Cash Flow – The Life Blood of Your Company

By: Rich Kramarik


Most CEOs and business owners have heard the term “Cash Flow.”  Many will even say, “I manage the cash flow daily.”  But, the reality is that a very large number of these business executives don’t really understand cash flow or strategies to manage cash.  What we mean by this statement is that executives don’t know the actions they can or should take to forecast cash needs and uses, or actions they can take to improve a poor cash position.

 One example is the CEO of an engineering/design company who manages income or profit on a project-by-project basis.  He says that on every project he is meeting the projected project hours forecasted, but the company is losing money.  Why?  Because on his project expense forecast he does not include all the company overhead costs like the large number of overtime hours paid to hourly employees at time-and-a-half.  These overtime payments along with other “incidental” expenses were adding up to 20% of project revenue. These costs not included in the project-by-project budgets lead to a negative cash flow.

 Another example is the CEO who does not need to watch cash flow because, “…the bank account always has plenty of money in it.”  He pays ahead on bills and pays vendors as soon as he gets the invoice.  He gets paid in advance for work to be completed next month.  Then one day he goes to write a check and there is no money in the account.

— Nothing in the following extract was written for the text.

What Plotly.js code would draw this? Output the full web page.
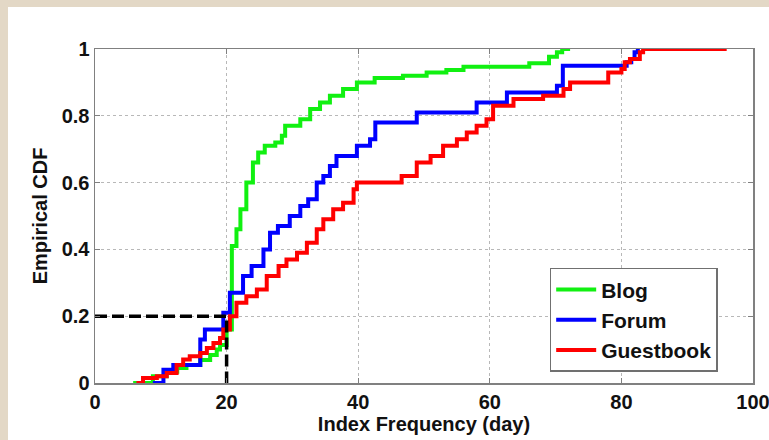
<!DOCTYPE html>
<html>
<head>
<meta charset="utf-8">
<script src="https://cdn.plot.ly/plotly-3.0.1.min.js"></script>
<style>
  html, body { margin: 0; padding: 0; background: #e3d8c6; width: 769px; height: 440px; overflow: hidden; }
  #chart { position: absolute; left: 8px; top: 7px; width: 761px; height: 433px; background: #ffffff; }
</style>
</head>
<body>
<div id="chart"></div>
<script>
// Series data (step points of each empirical CDF)
const blogX = [5.8, 8.8, 10.9, 12.5, 13.9, 16, 17.5, 18.5, 19, 20, 20.8, 21.5, 22.1, 23, 24, 24.8, 25.8, 27.4, 28.4, 28.9, 31.2, 32.7, 34.2, 35.7, 37.7, 39.8, 42.5, 46.8, 50.4, 53.4, 56, 66, 69, 70.2, 71, 72.2];
const blogY = [0, 0.02, 0.034, 0.045, 0.054, 0.069, 0.084, 0.10, 0.114, 0.16, 0.41, 0.46, 0.52, 0.60, 0.66, 0.69, 0.71, 0.72, 0.74, 0.77, 0.79, 0.82, 0.84, 0.86, 0.88, 0.90, 0.913, 0.92, 0.93, 0.937, 0.947, 0.957, 0.977, 0.99, 1.0, 1.0];

const forumX = [8.8, 10.4, 11.9, 16, 16.7, 19.5, 20.5, 22.5, 23.8, 25.6, 26.6, 27.8, 29.6, 31.2, 32.4, 33.7, 34.7, 35.7, 36.7, 39.8, 41.8, 42.6, 48.9, 58, 62.6, 70.2, 71.1, 80.8, 81.5, 82, 82.5];
const forumY = [0, 0.04, 0.054, 0.13, 0.16, 0.21, 0.27, 0.32, 0.35, 0.40, 0.45, 0.47, 0.50, 0.53, 0.55, 0.60, 0.62, 0.65, 0.68, 0.71, 0.73, 0.78, 0.81, 0.84, 0.87, 0.89, 0.95, 0.96, 0.97, 0.99, 1.0];

const guestX = [6.3, 7.3, 9.4, 10.9, 12.4, 13.4, 14.4, 16, 17, 18, 19, 19.5, 20.5, 21.5, 23, 24.6, 26.1, 27.9, 29.1, 30.7, 32.2, 33.7, 34.7, 36.2, 37.7, 39.3, 39.8, 46.6, 48.9, 51, 52.9, 55, 56.5, 58, 59.5, 60.5, 63.6, 68.1, 71.2, 72.2, 78, 80, 80.5, 81.3, 82.8, 83.3, 96];
const guestY = [0, 0.015, 0.02, 0.03, 0.054, 0.07, 0.08, 0.09, 0.105, 0.12, 0.135, 0.16, 0.20, 0.24, 0.26, 0.28, 0.32, 0.35, 0.37, 0.39, 0.42, 0.46, 0.49, 0.52, 0.54, 0.58, 0.60, 0.62, 0.66, 0.68, 0.71, 0.73, 0.75, 0.77, 0.79, 0.83, 0.85, 0.86, 0.88, 0.90, 0.93, 0.94, 0.96, 0.97, 0.99, 1.0, 1.0];

// Reference marker (20 days -> 0.2)
const refX = [0, 20, 20];
const refY = [0.2, 0.2, 0];

const seriesNames = ["Blog", "Forum", "Guestbook"];
const xTickVals = [0, 20, 40, 60, 80, 100];
const xTickText = ["0", "20", "40", "60", "80", "100"];
const yTickVals = [0, 0.2, 0.4, 0.6, 0.8, 1];
const yTickText = ["0", "0.2", "0.4", "0.6", "0.8", "1"];

const FONT = "Liberation Sans, Arial, sans-serif";

const traces = [
  {x: blogX, y: blogY, name: seriesNames[0], mode: "lines", line: {shape: "hv", color: "#11f011", width: 4}},
  {x: forumX, y: forumY, name: seriesNames[1], mode: "lines", line: {shape: "hv", color: "#0000ff", width: 4}},
  {x: guestX, y: guestY, name: seriesNames[2], mode: "lines", line: {shape: "hv", color: "#ff0000", width: 4}},
  {x: refX, y: refY, mode: "lines", showlegend: false, line: {color: "#000000", width: 3.5, dash: "12px,5px"}}
];

const axisCommon = {
  showline: true, linecolor: "#808080", linewidth: 1.5, mirror: "ticks",
  ticks: "inside", ticklen: 5, tickcolor: "#808080", tickwidth: 1.2,
  showgrid: true, gridcolor: "#b8b8b8", griddash: "dot", gridwidth: 1,
  zeroline: false, ticklabeloverflow: "allow",
  tickfont: {family: FONT, size: 20, color: "#111", weight: "bold"}
};

const layout = {
  width: 761, height: 433,
  margin: {l: 87, r: 16, t: 42, b: 57},
  paper_bgcolor: "#ffffff", plot_bgcolor: "#ffffff",
  showlegend: true,
  legend: {
    x: 0.691, y: 0.345, xanchor: "left", yanchor: "top",
    bgcolor: "#ffffff", bordercolor: "#707070", borderwidth: 1.5,
    font: {family: FONT, size: 21, color: "#111", weight: "bold"},
    tracegroupgap: 0, itemwidth: 40
  },
  xaxis: Object.assign({}, axisCommon, {
    range: [0, 100], tickvals: xTickVals, ticktext: xTickText,
    title: {text: "Index Frequency (day)", font: {family: FONT, size: 20, color: "#111", weight: "bold"}, standoff: 4}
  }),
  yaxis: Object.assign({}, axisCommon, {
    range: [0, 1], tickvals: yTickVals, ticktext: yTickText,
    title: {text: "Empirical CDF", font: {family: FONT, size: 20, color: "#111", weight: "bold"}, standoff: 8}
  })
};

Plotly.newPlot("chart", traces, layout, {displayModeBar: false, staticPlot: true});
</script>
</body>
</html>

Why, because his gut feeling on cash position is not in sync with the real cash position.

 Just to be sure we are on the same page; cash flow is essentially the movement of ALL money into and out of your business. It's this cycle of total cash inflows vs. total cash outflows that determine your business' solvency.  Cash flow analysis involves examining the components of your business that affect cash flow, such as accounts receivable, inventory, accounts payable, investments and credit terms. By performing a cash flow analysis on these separate components, you'll be able to more easily identify cash flow problems and find ways to improve your cash flow.

 Equally important to cash flow tracking is cash flow forecasting.  The cash flow forecast shows how cash is expected to flow in and out of your business. For you, it's an important tool for cash flow management, letting you know when your expenditures are too high or when you might want to arrange short term investments to deal with a cash flow surplus. As part of your business plan, a cash flow forecast will give you a much better idea of how much capital investment your business may need.

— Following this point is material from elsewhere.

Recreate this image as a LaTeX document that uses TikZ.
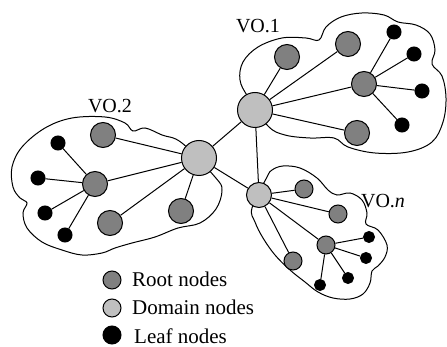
\documentclass[tikz,border=0pt]{standalone}
\usepackage{fontspec}
\setmainfont{Liberation Serif}
\begin{document}
\begin{tikzpicture}[x=1pt, y=-1pt]
  \tikzstyle{domnode} = [circle, draw, line width=1pt, fill=black!25, inner sep=0pt, minimum size=35pt]
  \tikzstyle{rootnode} = [circle, draw, line width=1pt, fill=black!50, inner sep=0pt, minimum size=25pt]
  \tikzstyle{leafnode} = [circle, draw, line width=1pt, fill=black, inner sep=0pt, minimum size=14pt]
  \tikzstyle{link} = [line width=1pt]
  \tikzstyle{cloud} = [line width=1pt]
  \tikzstyle{vo} = [font=\fontsize{20}{24}\selectfont, anchor=base]
  \tikzstyle{legend} = [font=\fontsize{21}{25}\selectfont, anchor=base west, inner sep=0pt]
  \useasboundingbox (0,0) rectangle (447,347);
  % clouds
  \draw[cloud] plot[smooth cycle, tension=0.6] coordinates {
    (248,97) (240,80) (243,62) (258,47) (282,38) (306,38) (319,40)
    (326,27) (341,17) (362,13) (384,15) (398,22)
    (416,25) (430,34) (435,50) (432,64)
    (442,76) (446,98) (443,122) (432,142) (408,152) (375,153) (348,147) (334,138)
    (310,138) (285,135) (268,126)};
  \draw[cloud] plot[smooth cycle, tension=0.6] coordinates {
    (182,143) (162,135) (145,128) (133,131)
    (125,123) (105,117) (72,118) (45,128) (22,147) (12,167) (13,187) (20,198) (27,203)
    (23,213) (27,228) (42,242) (62,250) (82,255) (102,253) (115,248)
    (132,243) (155,237) (178,228) (200,223) (216,209) (222,190) (215,177)};
  \draw[cloud] plot[smooth cycle, tension=0.6] coordinates {
    (267,177) (272,170) (283,166) (300,168) (317,178) (328,190) (337,195)
    (350,193) (362,200) (367,213) (366,224)
    (378,230) (387,245) (385,257) (378,266) (372,271)
    (370,283) (363,294) (350,299) (333,298) (318,292) (305,282) (290,270)
    (275,255) (263,238) (255,222) (252,208)};
  % VO.1
  \node[domnode] (d1) at (255, 110) {};
  \node[rootnode] (r1a) at (287, 57) {};
  \node[rootnode] (r1b) at (348, 44) {};
  \node[rootnode] (r1c) at (364, 84) {};
  \node[rootnode] (r1d) at (357, 133) {};
  \node[leafnode] (l1a) at (394, 32) {};
  \node[leafnode] (l1b) at (414, 54) {};
  \node[leafnode] (l1c) at (422, 91) {};
  \node[leafnode] (l1d) at (402, 125) {};
  % VO.2
  \node[domnode] (d2) at (199, 158) {};
  \node[rootnode] (r2a) at (103, 135) {};
  \node[rootnode] (r2b) at (95, 184) {};
  \node[rootnode] (r2c) at (110, 223) {};
  \node[rootnode] (r2d) at (181, 211) {};
  \node[leafnode] (l2a) at (58, 143) {};
  \node[leafnode] (l2b) at (38, 178) {};
  \node[leafnode] (l2c) at (45, 213) {};
  \node[leafnode] (l2d) at (65, 235) {};
  % VO.n
  \node[domnode, minimum size=25pt] (dn) at (259, 195) {};
  \node[rootnode, minimum size=18pt] (rna) at (304, 189) {};
  \node[rootnode, minimum size=18pt] (rnb) at (338, 214) {};
  \node[rootnode, minimum size=18pt] (rnc) at (326, 245) {};
  \node[rootnode, minimum size=18pt] (rnd) at (293, 261) {};
  \node[leafnode, minimum size=11pt] (lna) at (369, 237) {};
  \node[leafnode, minimum size=11pt] (lnb) at (366, 258) {};
  \node[leafnode, minimum size=11pt] (lnc) at (348, 278) {};
  \node[leafnode, minimum size=11pt] (lnd) at (320, 285) {};
  % labels
  \node[vo] (vo1) at (258, 33) {VO.1};
  \node[vo] (vo2) at (110, 113) {VO.2};
  \node[vo] (von) at (383, 208) {VO.\textit{n}};
  % links
  \draw[link] (d1) -- (d2);
  \draw[link] (d1) -- (dn);
  \draw[link] (d2) -- (dn);
  \draw[link] (d1) -- (r1a);
  \draw[link] (d1) -- (r1b);
  \draw[link] (d1) -- (r1c);
  \draw[link] (d1) -- (r1d);
  \draw[link] (r1c) -- (l1a);
  \draw[link] (r1c) -- (l1b);
  \draw[link] (r1c) -- (l1c);
  \draw[link] (r1c) -- (l1d);
  \draw[link] (d2) -- (r2a);
  \draw[link] (d2) -- (r2b);
  \draw[link] (d2) -- (r2c);
  \draw[link] (d2) -- (r2d);
  \draw[link] (r2b) -- (l2a);
  \draw[link] (r2b) -- (l2b);
  \draw[link] (r2b) -- (l2c);
  \draw[link] (r2b) -- (l2d);
  \draw[link] (dn) -- (rna);
  \draw[link] (dn) -- (rnb);
  \draw[link] (dn) -- (rnc);
  \draw[link] (dn) -- (rnd);
  \draw[link] (rnc) -- (lna);
  \draw[link] (rnc) -- (lnb);
  \draw[link] (rnc) -- (lnc);
  \draw[link] (rnc) -- (lnd);
  % legend
  \node[rootnode, minimum size=18pt] (kroot) at (112, 280) {};
  \node[domnode, minimum size=18pt] (kdomain) at (112, 308) {};
  \node[leafnode, minimum size=18pt] (kleaf) at (112, 335) {};
  \node[legend] (troot) at (132, 287) {Root nodes};
  \node[legend] (tdomain) at (132, 315) {Domain nodes};
  \node[legend] (tleaf) at (134, 343) {Leaf nodes};
\end{tikzpicture}
\end{document}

 Either your cash flow tracking or forecasting can show you a cash gap.  A cash flow gap occurs when your cash inflows and cash outflows don't keep pace with each other, leaving your business short of cash. This is an especially common problem for small businesses, where cash outflows may often precede cash inflows.  Many different expenses, from purchasing materials necessary to do the work through licensing or permit fees, may have to be paid out before the business gets paid for the work completed.

 How do you close this cash flow gap and keep your business solvent?

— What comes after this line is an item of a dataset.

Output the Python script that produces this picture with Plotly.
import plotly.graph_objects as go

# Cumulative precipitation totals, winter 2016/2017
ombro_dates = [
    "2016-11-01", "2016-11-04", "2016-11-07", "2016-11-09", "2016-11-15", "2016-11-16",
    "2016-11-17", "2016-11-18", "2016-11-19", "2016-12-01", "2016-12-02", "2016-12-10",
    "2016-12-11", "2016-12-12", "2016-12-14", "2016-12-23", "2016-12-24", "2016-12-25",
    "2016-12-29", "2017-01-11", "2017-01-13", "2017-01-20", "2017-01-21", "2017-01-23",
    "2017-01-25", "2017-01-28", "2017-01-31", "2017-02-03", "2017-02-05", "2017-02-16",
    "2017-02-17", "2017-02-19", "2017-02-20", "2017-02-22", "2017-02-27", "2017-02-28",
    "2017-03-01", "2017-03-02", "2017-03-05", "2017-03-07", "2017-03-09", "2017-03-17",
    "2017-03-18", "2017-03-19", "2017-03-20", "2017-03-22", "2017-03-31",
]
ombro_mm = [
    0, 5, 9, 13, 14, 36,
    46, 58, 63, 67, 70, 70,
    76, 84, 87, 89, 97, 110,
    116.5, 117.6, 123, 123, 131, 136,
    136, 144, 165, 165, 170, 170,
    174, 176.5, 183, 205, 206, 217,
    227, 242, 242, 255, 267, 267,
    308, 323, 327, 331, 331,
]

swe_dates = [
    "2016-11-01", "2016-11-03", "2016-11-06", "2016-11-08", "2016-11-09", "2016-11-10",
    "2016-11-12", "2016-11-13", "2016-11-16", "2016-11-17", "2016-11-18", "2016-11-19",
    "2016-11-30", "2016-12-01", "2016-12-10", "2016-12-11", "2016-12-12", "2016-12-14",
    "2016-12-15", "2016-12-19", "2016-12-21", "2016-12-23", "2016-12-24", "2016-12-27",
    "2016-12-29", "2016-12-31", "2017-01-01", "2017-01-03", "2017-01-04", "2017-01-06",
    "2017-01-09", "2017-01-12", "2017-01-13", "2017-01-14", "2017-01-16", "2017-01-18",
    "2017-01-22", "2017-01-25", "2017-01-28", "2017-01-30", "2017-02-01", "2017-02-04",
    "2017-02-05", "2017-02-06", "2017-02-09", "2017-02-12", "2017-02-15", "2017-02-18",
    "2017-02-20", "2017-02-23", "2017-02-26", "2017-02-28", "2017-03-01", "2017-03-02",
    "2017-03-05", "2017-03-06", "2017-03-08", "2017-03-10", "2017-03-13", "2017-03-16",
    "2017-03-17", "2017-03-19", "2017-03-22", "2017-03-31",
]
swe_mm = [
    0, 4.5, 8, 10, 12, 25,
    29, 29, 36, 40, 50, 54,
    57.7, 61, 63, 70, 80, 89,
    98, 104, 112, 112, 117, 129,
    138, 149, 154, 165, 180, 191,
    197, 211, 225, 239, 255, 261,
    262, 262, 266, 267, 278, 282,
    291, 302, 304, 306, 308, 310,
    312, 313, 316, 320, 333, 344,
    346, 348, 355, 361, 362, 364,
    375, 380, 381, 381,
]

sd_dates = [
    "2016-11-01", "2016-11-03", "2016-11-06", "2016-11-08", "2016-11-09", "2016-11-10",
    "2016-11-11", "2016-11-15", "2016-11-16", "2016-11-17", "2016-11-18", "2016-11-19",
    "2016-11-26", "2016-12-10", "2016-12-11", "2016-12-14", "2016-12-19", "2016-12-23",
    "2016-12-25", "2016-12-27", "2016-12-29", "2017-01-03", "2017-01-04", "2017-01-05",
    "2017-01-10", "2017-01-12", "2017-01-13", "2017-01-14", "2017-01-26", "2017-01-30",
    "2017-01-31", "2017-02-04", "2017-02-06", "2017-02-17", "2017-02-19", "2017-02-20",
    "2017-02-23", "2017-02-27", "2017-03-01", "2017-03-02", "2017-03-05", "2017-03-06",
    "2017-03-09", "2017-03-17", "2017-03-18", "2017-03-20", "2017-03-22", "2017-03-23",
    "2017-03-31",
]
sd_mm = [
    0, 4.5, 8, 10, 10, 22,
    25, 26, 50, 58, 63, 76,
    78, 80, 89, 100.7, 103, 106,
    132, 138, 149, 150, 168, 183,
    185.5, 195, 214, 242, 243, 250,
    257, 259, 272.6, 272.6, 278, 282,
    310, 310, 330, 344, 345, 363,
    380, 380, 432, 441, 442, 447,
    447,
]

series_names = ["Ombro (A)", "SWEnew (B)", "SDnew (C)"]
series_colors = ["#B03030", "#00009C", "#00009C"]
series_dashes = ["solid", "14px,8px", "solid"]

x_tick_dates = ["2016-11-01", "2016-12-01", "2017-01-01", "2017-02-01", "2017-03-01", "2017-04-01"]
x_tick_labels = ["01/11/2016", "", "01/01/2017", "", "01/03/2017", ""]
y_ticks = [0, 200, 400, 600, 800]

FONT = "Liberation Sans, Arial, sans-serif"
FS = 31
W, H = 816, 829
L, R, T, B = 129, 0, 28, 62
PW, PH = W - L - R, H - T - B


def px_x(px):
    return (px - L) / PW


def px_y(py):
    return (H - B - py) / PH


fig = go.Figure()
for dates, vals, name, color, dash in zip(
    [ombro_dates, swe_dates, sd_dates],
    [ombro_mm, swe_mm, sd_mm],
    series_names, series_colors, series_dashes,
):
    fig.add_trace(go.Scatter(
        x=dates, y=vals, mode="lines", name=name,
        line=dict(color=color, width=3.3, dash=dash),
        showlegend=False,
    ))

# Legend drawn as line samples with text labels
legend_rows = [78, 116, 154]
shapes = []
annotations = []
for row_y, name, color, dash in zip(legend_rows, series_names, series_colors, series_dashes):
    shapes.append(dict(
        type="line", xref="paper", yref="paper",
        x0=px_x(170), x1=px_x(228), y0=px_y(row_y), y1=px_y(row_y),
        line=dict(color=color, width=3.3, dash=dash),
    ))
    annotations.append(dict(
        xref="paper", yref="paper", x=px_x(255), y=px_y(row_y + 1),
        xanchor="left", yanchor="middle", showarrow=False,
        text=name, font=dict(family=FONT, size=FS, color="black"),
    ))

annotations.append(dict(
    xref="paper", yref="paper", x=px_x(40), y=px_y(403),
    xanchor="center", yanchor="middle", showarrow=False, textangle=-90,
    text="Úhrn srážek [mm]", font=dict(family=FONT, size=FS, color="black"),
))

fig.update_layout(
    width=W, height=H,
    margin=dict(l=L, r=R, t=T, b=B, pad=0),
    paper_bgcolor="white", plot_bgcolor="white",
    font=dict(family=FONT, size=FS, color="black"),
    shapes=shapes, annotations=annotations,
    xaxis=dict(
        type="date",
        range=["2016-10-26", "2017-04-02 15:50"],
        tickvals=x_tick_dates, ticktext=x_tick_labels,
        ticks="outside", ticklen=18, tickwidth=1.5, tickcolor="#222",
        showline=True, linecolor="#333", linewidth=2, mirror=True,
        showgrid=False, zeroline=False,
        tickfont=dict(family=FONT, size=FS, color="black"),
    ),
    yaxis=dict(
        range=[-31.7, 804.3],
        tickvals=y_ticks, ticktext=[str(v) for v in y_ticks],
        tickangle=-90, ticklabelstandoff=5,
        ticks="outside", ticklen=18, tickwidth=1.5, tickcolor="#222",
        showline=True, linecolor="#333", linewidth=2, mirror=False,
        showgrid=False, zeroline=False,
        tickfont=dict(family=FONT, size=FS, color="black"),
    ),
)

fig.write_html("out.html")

Keep a close eye on your cash flow, so you can forecast potential cash flow problems and take steps to remedy them.  Take steps to shorten your cash flow conversion period, so your business can bring in money faster. These steps may include:

 1) Preparing customer invoices immediately upon delivery of your goods or services to the customer. If you wait to prepare your invoices at the end of the month, for example, you may be adding as many as 30 extra days to your cash flow conversion period!  If you are already sending invoices out within seven days of the work completing – reduce that time to 3 days and in some cases you will see an almost 30% increase in cash flow.

 2) Monitoring your customers' use of credit and adjusting their credit limits accordingly.  If the amount owed is increasing each month you may have a credit problem.  Don’t wait for three to six months to take action.

 3) Offering customers a discount for paying their invoices early. For instance, if your usual policy is to have payments due in 30 days, offer a small discount such as 2 percent to customers who pay within 14 days.  If you are already doing this, start writing contracts with payment terms of 15 days – this is very common today.

 4) Establishing a deposit policy for works in progress. For example, if you deliver a service, such as software development, training, or architectural services, you can adopt a policy that customers pay a certain percentage of the total invoice up front before the job begins.  Likewise, don’t hesitate to build “milestone” or “progress” payments into the contract. 

 5) Tracking your past-due accounts and actively pursuing collections. Most accounting software programs let you easily track past-due accounts, but you also need to have a clear process for pursuing collections. Such a process might involve sending out a series of letters letting your customer know that his or her account is past due and what steps will follow if he or she does not pay, such as turning the account over to a collection agency.  A middle ground step may include a customer committed payment schedule to “catch-up.”

 6) Use “power invoices.”  Invoices that say due on receipt or due in 30 days are saying “pay when you get around to it” to your customers.  Worse yet are invoices or statements that age what is owed by “current, 30 days, 60 days, 90 days.”  By showing the aging you are saying you are willing to carry what’s owed for that length of time.  Instead write invoices with a specific due date such as, “Due January 28, 2006.” 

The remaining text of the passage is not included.